The Court of Appeal rejected on Monday, the 15th, another challenge filed in the case against the mayor of Quyquyhó, Patricia Corvalán (ANR-HC), and 13 others accused of embezzlement, money laundering, and criminal association. The court confirmed Judge Humberto Otazú, from the economic crimes guarantees court, as responsible for the case and urged the judge to impose disciplinary sanctions on the defendants who have been using purely dilatory tactics to delay the proceedings.
The challenge was filed by the accused Damián de Jesús Galarza Dárdano. According to the panel judges Camilo Torres, Arnulfo Arias, and Gustavo Amarilla, the claim lacks sufficient legal basis and was made solely to suspend the hearing scheduled for June 3, preventing the case from moving to oral trial. The court noted that Galarza’s lawyer intervened in the process exclusively to file the challenge.

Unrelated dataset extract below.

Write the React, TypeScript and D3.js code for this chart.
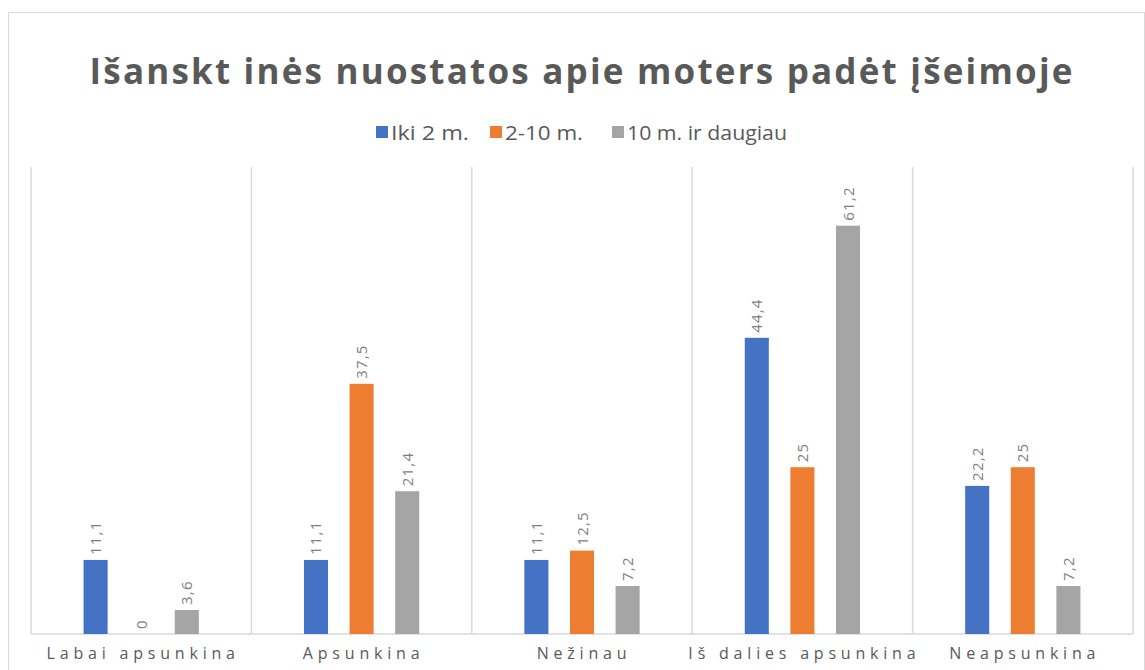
import React from "react";
import * as d3 from "d3";

const categories = ["Labai apsunkina", "Apsunkina", "Nežinau", "Iš dalies apsunkina", "Neapsunkina"];
const seriesNames = ["Iki 2 m.", "2-10 m.", "10 m. ir daugiau"];
const seriesColors = ["#4472C4", "#ED7D31", "#A5A5A5"];
const iki2 = [11.1, 11.1, 11.1, 44.4, 22.2];
const m2to10 = [0, 37.5, 12.5, 25, 25];
const m10plus = [3.6, 21.4, 7.2, 61.2, 7.2];
const seriesValues = [iki2, m2to10, m10plus];
const title = "Išanskt inės nuostatos apie moters padėt įšeimoje";

const W = 1145;
const H = 670;
const plotLeft = 31;
const plotRight = 1133;
const plotTop = 167;
const plotBottom = 634;

export default function App() {
  const x0 = d3.scaleBand<string>().domain(categories).range([plotLeft, plotRight]).padding(0);
  const bw = x0.bandwidth();
  const x1 = d3
    .scaleBand<string>()
    .domain(seriesNames)
    .range([bw * 0.2385, bw * 0.7615])
    .paddingInner(0.4725)
    .paddingOuter(0);
  const y = d3.scaleLinear().domain([0, 70]).range([plotBottom, plotTop]);
  const fmt = (v: number) => String(v).replace(".", ",");
  const grid = "#d9d9d9";
  const textCol = "#595959";
  const font = "'Open Sans', 'Noto Sans', sans-serif";

  const legendX = [376, 490, 612];
  const legendLen = [78, 78, 160];

  return (
    <svg width={W} height={H} style={{ position: "absolute", left: 0, top: 0, background: "#fff" }} fontFamily={font}>
      <rect x={8.5} y={12.5} width={W - 9} height={H} fill="#fff" stroke={grid} />
      <text
        x={581}
        y={84}
        textAnchor="middle"
        fontSize={35}
        fontWeight="bold"
        fill={textCol}
        textLength={983}
        lengthAdjust="spacing"
      >
        {title}
      </text>
      {seriesNames.map((s, i) => (
        <g key={s}>
          <rect x={legendX[i]} y={126} width={12} height={12} fill={seriesColors[i]} />
          <text
            x={legendX[i] + 15}
            y={140}
            fontSize={20}
            fill={textCol}
            textLength={legendLen[i]}
            lengthAdjust="spacingAndGlyphs"
          >
            {s}
          </text>
        </g>
      ))}
      {categories.map((c) => (
        <line key={"g" + c} x1={x0(c)!} x2={x0(c)!} y1={plotTop} y2={plotBottom} stroke={grid} strokeWidth={1.5} />
      ))}
      <line x1={plotRight} x2={plotRight} y1={plotTop} y2={plotBottom} stroke={grid} strokeWidth={1.5} />
      <line x1={plotLeft} x2={plotRight} y1={plotBottom} y2={plotBottom} stroke={grid} strokeWidth={1.5} />
      {categories.map((c, ci) => (
        <g key={c} transform={`translate(${x0(c)},0)`}>
          {seriesNames.map((s, si) => {
            const v = seriesValues[si][ci];
            const bx = x1(s)!;
            const top = y(v);
            const cx = bx + x1.bandwidth() / 2;
            return (
              <g key={s}>
                <rect x={bx} y={top} width={x1.bandwidth()} height={plotBottom - top} fill={seriesColors[si]} />
                <text
                  transform={`translate(${cx + 5.5},${top - 5}) rotate(-90)`}
                  fontSize={15}
                  fill="#7f7f7f"
                  letterSpacing={1.2}
                >
                  {fmt(v)}
                </text>
              </g>
            );
          })}
          <text x={bw / 2 + 2} y={659} textAnchor="middle" fontSize={16} fill={textCol} letterSpacing={4.8}>
            {c}
          </text>
        </g>
      ))}
    </svg>
  );
}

The Public Prosecutor’s Office alleges that the accused were involved in a scheme to divert funds from the Municipality of Quyquyhó during the administration of then-mayor Esteban Samaniego (ANR-HC), now a deputy, between 2011 and 2017. The estimated financial loss amounts to G. 1,108,599,918. According to the indictment, part of this money was used to build a two-story, 306 m² family home in the San Vicente neighborhood of Asunción, on property owned by Blanca Álvarez, the deputy’s mother.
The Public Prosecutor’s Office also claims that Samaniego directly paid salaries to family members and a personal bodyguard with municipal funds, through checks that resulted in undue benefits totaling G. 338,595,000. Other accused include Manuel Olazar, Andrés Alfredo Arrúa Brítez — a construction businessman and friend of the deputy who currently oversees municipal projects under Corvalán’s administration — as well as Enrique Lovera Lezcano, Guido Vargas Gaete, Carlos Bareiro Bogarín, Ruth Medina Yegros, Líder Ramírez Ramírez, Pedro Ettiene Villanueva, Benigno Villasboa Cáceres, Óscar Samuel Fanego Otazú, and Christian Daniel Domínguez.
Although Esteban Samaniego has been charged since December 2023, he has not yet been formally indicted because his fellow parliamentarians have blocked his removal of immunity. Most defendants alternate between various procedural maneuvers to delay the preliminary hearing, preventing the case from advancing to oral trial for about a year and a half.